[Supplied material]
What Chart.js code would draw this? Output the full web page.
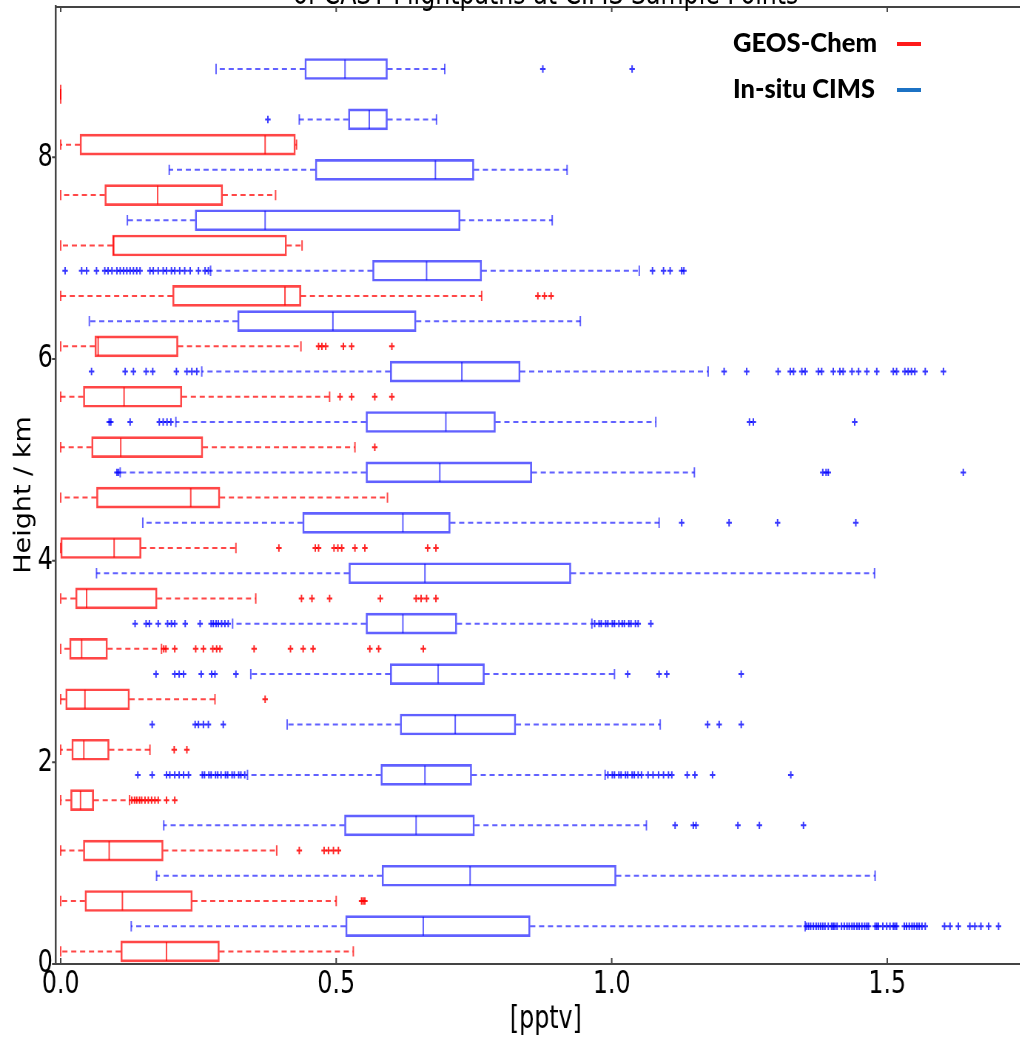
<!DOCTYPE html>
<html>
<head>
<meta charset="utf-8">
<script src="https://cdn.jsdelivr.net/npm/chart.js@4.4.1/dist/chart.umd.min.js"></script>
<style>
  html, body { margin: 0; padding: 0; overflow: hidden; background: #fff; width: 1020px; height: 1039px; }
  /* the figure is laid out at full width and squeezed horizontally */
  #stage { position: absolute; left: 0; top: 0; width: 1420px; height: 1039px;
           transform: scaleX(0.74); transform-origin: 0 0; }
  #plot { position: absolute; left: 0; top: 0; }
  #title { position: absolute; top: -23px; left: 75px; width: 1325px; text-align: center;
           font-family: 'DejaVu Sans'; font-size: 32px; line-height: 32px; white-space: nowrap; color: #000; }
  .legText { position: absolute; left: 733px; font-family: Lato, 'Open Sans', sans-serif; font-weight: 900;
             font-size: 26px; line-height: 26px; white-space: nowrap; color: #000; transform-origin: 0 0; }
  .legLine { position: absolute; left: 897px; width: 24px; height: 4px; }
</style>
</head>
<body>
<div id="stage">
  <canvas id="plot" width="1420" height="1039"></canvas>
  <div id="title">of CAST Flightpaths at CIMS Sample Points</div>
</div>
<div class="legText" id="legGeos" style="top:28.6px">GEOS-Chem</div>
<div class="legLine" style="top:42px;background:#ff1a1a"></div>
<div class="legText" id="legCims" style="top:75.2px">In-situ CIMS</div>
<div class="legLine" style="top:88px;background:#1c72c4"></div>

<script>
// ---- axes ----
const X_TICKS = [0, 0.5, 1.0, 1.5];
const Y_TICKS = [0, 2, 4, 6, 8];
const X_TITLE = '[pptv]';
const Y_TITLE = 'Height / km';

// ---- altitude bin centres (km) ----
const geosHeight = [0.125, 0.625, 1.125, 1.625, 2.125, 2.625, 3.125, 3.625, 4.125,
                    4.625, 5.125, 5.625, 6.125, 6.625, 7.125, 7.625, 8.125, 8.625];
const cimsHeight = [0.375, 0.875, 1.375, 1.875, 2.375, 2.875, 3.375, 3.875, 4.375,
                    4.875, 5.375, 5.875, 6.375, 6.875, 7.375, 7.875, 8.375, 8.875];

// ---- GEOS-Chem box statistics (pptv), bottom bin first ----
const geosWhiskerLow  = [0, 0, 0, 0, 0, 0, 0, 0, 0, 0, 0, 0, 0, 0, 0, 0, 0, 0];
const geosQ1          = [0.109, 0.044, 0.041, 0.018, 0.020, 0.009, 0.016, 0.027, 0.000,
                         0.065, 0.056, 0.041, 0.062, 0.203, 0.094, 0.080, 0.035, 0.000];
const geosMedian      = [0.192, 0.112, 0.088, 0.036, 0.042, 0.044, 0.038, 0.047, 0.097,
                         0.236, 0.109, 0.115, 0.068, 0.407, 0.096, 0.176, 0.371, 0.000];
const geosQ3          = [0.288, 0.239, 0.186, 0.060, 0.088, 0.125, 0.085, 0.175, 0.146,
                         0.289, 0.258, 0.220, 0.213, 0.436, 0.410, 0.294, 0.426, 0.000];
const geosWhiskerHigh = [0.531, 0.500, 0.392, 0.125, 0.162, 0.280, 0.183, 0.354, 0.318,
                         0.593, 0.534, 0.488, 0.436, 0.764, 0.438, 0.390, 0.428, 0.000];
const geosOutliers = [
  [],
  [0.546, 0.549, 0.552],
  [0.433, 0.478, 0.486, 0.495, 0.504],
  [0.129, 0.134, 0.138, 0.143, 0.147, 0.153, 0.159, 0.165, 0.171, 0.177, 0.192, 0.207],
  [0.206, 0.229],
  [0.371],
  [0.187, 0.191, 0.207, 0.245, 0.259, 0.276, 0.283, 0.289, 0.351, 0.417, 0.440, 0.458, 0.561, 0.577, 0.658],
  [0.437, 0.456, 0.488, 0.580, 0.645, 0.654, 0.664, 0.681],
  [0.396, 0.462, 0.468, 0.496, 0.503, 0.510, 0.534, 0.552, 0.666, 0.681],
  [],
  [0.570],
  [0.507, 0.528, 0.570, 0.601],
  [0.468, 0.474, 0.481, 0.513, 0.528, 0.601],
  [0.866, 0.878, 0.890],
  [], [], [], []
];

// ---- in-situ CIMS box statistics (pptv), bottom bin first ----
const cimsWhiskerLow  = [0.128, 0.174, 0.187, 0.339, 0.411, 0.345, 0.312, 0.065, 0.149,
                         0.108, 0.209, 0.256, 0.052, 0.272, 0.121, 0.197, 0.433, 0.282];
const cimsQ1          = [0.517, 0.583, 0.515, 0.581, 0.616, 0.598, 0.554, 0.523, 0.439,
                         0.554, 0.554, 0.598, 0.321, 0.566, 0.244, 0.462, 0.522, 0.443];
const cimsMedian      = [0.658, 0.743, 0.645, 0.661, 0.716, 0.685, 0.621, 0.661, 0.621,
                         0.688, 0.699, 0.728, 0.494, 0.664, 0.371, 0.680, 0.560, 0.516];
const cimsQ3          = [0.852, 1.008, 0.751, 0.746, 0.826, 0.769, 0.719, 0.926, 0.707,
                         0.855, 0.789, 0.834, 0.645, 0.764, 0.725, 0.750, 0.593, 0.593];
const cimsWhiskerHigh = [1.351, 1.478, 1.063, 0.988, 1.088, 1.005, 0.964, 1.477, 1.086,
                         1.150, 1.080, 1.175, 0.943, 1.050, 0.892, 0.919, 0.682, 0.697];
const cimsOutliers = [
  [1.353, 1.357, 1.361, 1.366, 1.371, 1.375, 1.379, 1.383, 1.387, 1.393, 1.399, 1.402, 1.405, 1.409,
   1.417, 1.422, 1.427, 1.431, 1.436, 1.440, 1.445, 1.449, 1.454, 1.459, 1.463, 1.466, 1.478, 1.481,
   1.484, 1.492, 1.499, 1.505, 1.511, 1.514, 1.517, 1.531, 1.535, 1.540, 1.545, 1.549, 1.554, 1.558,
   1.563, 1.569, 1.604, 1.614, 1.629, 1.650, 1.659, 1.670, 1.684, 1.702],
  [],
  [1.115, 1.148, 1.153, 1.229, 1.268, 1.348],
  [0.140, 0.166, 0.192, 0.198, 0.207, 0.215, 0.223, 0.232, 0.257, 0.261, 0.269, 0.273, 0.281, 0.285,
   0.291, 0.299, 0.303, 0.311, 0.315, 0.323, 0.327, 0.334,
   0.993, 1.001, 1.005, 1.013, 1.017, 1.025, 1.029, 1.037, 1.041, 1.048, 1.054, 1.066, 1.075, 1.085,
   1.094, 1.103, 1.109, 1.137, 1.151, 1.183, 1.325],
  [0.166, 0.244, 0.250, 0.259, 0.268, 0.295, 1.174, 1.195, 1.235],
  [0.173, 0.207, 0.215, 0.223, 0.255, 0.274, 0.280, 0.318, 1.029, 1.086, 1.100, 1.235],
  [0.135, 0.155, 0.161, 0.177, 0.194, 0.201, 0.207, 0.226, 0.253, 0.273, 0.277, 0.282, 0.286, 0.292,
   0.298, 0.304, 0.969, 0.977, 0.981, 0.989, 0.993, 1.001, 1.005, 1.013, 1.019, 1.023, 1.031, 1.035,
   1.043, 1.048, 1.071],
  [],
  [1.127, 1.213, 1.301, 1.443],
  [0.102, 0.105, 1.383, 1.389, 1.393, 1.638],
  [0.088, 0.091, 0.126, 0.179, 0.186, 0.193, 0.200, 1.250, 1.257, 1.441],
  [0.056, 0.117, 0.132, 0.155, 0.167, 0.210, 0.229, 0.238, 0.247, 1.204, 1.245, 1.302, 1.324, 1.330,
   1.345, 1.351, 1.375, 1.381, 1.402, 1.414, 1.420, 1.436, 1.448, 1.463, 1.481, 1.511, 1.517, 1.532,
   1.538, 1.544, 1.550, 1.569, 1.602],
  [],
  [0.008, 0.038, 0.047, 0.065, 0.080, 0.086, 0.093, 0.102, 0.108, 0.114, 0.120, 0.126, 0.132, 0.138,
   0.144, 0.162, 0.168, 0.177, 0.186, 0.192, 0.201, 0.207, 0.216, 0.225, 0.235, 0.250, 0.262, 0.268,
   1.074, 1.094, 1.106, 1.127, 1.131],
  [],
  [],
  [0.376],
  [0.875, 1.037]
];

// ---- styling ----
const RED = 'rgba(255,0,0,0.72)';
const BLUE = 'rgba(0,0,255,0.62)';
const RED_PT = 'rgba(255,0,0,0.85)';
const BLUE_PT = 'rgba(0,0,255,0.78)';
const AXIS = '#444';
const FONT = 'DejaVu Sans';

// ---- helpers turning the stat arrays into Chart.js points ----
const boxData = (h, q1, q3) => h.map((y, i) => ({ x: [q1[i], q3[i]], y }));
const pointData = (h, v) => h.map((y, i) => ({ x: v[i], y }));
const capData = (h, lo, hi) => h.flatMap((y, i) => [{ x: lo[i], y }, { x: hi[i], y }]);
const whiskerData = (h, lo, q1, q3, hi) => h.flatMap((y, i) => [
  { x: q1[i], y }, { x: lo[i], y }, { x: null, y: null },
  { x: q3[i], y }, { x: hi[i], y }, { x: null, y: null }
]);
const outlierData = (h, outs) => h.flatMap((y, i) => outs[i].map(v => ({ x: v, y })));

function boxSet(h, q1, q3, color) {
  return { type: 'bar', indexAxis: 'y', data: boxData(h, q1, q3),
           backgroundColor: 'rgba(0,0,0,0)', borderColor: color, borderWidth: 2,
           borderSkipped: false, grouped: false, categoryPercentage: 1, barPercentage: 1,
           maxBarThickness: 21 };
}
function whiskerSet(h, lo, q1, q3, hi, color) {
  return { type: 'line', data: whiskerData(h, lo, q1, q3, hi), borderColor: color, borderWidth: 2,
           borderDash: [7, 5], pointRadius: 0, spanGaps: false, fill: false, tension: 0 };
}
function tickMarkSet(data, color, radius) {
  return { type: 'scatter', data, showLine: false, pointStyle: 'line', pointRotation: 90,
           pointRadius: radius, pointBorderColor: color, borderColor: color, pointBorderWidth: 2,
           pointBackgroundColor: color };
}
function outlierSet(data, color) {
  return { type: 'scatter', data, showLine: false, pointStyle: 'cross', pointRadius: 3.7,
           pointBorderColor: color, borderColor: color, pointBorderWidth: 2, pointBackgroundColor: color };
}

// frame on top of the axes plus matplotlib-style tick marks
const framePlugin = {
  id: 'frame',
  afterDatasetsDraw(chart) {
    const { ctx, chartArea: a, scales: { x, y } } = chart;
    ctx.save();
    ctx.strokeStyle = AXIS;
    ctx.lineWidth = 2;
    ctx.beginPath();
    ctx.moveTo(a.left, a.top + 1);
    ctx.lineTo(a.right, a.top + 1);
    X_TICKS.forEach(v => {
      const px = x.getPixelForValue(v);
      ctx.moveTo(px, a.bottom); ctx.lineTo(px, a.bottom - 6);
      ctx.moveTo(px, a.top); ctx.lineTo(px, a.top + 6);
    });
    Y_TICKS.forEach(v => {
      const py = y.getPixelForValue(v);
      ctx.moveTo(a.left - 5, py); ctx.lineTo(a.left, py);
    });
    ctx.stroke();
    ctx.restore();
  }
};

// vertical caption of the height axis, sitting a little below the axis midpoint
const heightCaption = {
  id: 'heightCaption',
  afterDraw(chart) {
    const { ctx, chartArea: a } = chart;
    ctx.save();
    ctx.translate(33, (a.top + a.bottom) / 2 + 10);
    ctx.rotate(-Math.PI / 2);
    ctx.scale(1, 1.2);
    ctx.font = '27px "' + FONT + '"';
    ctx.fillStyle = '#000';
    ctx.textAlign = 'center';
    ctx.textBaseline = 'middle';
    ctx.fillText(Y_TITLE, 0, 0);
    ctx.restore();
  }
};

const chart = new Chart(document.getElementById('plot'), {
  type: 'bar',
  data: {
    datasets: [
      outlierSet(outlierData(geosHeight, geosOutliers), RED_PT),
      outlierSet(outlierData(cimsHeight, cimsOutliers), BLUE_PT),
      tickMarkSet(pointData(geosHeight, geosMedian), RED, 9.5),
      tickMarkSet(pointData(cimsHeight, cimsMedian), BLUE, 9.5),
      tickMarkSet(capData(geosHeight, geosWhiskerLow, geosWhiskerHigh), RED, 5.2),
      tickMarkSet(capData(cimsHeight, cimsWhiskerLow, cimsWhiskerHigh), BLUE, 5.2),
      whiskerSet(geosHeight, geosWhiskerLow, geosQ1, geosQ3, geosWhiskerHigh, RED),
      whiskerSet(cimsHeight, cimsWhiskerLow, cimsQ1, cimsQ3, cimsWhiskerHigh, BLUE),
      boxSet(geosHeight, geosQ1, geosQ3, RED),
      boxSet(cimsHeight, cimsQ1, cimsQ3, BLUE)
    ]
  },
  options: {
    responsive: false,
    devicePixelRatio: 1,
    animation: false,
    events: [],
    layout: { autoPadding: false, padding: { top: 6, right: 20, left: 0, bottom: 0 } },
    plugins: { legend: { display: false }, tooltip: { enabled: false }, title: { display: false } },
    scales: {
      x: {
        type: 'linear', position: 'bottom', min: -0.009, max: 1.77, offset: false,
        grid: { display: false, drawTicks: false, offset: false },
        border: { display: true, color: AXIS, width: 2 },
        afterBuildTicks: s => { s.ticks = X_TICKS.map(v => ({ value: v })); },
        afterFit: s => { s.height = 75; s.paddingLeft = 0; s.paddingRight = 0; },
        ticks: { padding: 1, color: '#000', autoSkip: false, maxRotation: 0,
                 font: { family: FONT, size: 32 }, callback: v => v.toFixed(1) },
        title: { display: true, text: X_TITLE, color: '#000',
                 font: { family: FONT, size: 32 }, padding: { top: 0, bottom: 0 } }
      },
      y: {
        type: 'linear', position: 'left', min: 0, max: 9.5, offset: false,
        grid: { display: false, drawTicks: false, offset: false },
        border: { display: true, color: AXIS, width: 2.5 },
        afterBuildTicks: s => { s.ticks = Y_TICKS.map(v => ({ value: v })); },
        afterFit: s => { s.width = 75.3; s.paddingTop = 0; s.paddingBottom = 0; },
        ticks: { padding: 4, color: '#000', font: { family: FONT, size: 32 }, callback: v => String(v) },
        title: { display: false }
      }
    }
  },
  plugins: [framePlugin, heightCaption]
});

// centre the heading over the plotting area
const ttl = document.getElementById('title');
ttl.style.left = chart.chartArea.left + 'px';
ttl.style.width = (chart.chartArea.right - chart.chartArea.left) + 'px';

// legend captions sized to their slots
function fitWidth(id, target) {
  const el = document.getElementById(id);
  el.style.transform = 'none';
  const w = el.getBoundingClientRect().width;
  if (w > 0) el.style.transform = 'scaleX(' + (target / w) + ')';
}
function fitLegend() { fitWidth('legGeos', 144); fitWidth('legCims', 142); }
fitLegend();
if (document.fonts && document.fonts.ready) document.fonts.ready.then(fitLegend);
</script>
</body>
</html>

[What is asked] What count of lines in the listing contain the word "full"? Reply with the number only.

[Exercise answer] 2